New York Housing Conference testified before two City Council hearings recently.

First, NYHC testified before a joint hearing of the Committee on Land Use and Committee on Housing and Buildings about Speaker Adrienne Adams’s fair housing legislation. NYHC supports the legislation, which would require the administration to set housing and affordable housing targets for each community board. Every neighborhood must do their share and add affordale housing and housing.

This level of planning, however, should also include strategies for achieving higher production in some neighborhoods, including upzonings to allow for multifamily housing – duplexes and row houses for example – in more neighborhoods. We also want to suggest that housing targets include minimum targets only.

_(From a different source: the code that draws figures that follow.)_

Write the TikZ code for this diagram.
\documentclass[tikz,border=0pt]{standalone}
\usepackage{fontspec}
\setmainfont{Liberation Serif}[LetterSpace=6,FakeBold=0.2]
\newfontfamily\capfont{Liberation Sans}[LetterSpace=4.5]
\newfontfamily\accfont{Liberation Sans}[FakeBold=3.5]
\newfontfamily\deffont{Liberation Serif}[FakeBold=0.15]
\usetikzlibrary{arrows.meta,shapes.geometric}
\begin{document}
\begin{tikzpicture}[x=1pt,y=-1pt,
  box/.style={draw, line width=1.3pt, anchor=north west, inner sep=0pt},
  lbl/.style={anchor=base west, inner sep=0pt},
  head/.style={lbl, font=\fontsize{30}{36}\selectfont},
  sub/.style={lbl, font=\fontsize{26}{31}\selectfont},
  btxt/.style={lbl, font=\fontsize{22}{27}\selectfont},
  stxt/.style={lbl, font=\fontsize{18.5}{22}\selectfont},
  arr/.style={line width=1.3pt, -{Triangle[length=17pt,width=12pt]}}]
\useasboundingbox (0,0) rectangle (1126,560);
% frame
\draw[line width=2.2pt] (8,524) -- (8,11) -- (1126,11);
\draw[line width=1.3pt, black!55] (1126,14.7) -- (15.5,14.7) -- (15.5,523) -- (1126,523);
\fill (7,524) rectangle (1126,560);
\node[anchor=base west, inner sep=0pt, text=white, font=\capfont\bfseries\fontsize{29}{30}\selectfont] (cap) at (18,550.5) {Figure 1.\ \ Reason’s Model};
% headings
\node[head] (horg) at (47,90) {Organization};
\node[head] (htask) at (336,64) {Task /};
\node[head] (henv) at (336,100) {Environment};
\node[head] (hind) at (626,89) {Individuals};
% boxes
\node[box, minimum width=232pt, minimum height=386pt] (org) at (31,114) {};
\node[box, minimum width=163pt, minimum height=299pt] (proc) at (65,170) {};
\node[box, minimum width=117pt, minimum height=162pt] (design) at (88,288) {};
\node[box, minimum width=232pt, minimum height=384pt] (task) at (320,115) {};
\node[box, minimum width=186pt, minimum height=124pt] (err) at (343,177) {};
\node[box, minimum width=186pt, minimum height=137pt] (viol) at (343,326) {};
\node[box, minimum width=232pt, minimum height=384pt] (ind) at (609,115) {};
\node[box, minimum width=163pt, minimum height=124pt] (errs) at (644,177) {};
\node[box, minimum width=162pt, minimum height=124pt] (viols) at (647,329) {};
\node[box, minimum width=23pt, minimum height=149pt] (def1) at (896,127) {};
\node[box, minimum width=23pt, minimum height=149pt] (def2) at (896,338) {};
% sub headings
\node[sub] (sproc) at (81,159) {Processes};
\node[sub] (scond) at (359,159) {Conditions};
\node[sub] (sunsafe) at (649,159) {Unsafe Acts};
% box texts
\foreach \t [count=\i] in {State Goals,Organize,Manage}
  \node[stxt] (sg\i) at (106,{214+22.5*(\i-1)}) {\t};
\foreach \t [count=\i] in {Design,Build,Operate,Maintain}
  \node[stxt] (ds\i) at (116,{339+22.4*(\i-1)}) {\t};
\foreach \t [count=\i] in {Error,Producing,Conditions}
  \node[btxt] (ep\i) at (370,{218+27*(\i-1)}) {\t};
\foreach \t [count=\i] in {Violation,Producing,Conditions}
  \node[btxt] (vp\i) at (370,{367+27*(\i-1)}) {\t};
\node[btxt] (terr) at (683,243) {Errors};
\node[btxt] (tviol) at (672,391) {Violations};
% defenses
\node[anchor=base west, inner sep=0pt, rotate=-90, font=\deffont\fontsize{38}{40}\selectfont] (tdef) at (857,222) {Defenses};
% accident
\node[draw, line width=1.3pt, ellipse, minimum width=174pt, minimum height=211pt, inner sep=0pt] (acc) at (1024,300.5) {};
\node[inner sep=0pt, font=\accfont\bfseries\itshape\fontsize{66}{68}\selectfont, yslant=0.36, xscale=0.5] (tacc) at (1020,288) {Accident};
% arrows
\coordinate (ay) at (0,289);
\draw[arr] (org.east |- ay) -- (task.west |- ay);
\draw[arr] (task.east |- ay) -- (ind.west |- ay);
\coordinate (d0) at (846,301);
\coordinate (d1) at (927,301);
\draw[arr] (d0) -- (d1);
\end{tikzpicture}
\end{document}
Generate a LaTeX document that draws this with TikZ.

In addition, if we are truly fighting for fair housing, for housing and affordable housing in every neighborhood, the Council must approach rezonings with a citywide lens and stand united to adding housing supply everywhere. Individual Council members should advocate for the best deal possible, but the Council should always be united to support housing and add housing supply. Finally, the Council should support the forthcoming zoning text amendments for housing.

You can read our full testimony here.

We also submitted joint testimony with NYSAFAH to the Committee on General Welfare about public benefits processing delays. In the testimony we called on the city to give preference and create a specific processing unit for tenants in affordable housing with outstanding arrears.

Last spring we issued a report showing that in the nearly 50,000 units of affordable housing for which we collected data, 31% of tenants were in arrears of more than two months, each owing on average $9,565. We are in the process of updating those numbers, but preliminary data shows that arrears are continuing to grow.

It would be a significant waste of resources if tenants in affordable housing end up in shelter because of unpaid arrears, where shelter providers will seek new affordable housing for the family.